BEGIN Dataset extract
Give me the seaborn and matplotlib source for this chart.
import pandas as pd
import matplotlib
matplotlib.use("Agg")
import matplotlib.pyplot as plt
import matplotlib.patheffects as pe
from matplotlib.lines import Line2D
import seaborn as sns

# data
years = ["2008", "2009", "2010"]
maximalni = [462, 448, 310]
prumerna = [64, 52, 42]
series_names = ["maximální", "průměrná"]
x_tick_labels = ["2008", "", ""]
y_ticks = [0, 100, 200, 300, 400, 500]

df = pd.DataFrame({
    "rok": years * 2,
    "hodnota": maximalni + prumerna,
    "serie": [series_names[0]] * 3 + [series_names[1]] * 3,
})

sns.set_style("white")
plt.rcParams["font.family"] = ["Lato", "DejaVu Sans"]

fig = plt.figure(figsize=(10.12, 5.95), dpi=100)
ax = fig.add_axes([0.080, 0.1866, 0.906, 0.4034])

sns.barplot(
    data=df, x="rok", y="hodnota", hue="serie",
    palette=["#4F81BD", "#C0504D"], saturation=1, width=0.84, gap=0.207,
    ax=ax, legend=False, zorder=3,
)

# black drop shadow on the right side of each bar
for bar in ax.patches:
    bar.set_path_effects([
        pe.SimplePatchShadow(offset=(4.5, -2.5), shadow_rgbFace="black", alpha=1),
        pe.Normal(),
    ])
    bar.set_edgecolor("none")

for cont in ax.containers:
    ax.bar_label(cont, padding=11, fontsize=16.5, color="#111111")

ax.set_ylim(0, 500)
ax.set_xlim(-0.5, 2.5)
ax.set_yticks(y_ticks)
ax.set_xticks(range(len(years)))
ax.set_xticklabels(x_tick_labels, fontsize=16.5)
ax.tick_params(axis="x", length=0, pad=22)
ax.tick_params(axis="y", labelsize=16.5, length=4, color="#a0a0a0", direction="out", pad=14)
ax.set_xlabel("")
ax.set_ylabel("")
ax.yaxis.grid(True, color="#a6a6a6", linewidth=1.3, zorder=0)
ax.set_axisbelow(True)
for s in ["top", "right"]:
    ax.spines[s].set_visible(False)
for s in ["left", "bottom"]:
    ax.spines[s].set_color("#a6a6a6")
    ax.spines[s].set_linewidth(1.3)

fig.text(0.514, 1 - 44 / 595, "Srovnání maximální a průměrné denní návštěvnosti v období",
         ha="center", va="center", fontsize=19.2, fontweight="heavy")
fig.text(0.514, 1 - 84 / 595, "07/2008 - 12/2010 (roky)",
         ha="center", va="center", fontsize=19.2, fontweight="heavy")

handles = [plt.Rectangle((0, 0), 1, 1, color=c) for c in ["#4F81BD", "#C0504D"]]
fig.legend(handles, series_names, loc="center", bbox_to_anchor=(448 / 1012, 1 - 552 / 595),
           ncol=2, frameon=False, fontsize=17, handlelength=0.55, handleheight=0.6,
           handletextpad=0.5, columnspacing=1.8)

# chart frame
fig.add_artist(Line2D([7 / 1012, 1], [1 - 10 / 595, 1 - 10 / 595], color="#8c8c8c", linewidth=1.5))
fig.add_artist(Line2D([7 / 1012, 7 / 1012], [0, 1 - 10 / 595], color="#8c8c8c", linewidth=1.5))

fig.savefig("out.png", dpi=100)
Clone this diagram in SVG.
END Dataset extract
BEGIN Dataset extract
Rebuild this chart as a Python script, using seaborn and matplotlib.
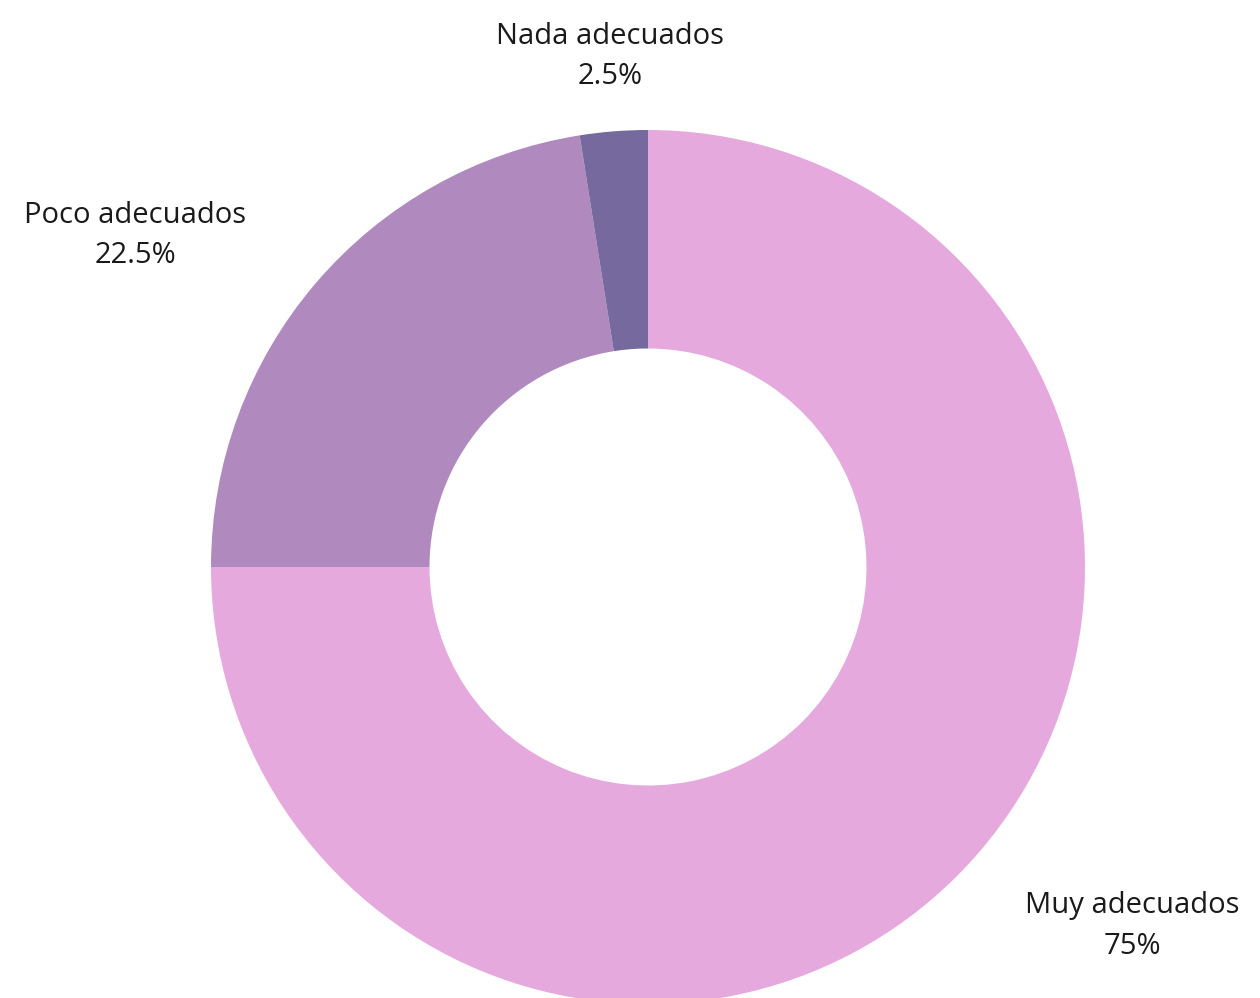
END Dataset extract
**Aim**: Among the lines above, find the one with "Give me the" and the one with "import seaborn as sns". Quote both and everything between them, exactly.

**Answer to this exercise**:
Give me the seaborn and matplotlib source for this chart.
import pandas as pd
import matplotlib
matplotlib.use("Agg")
import matplotlib.pyplot as plt
import matplotlib.patheffects as pe
from matplotlib.lines import Line2D
import seaborn as sns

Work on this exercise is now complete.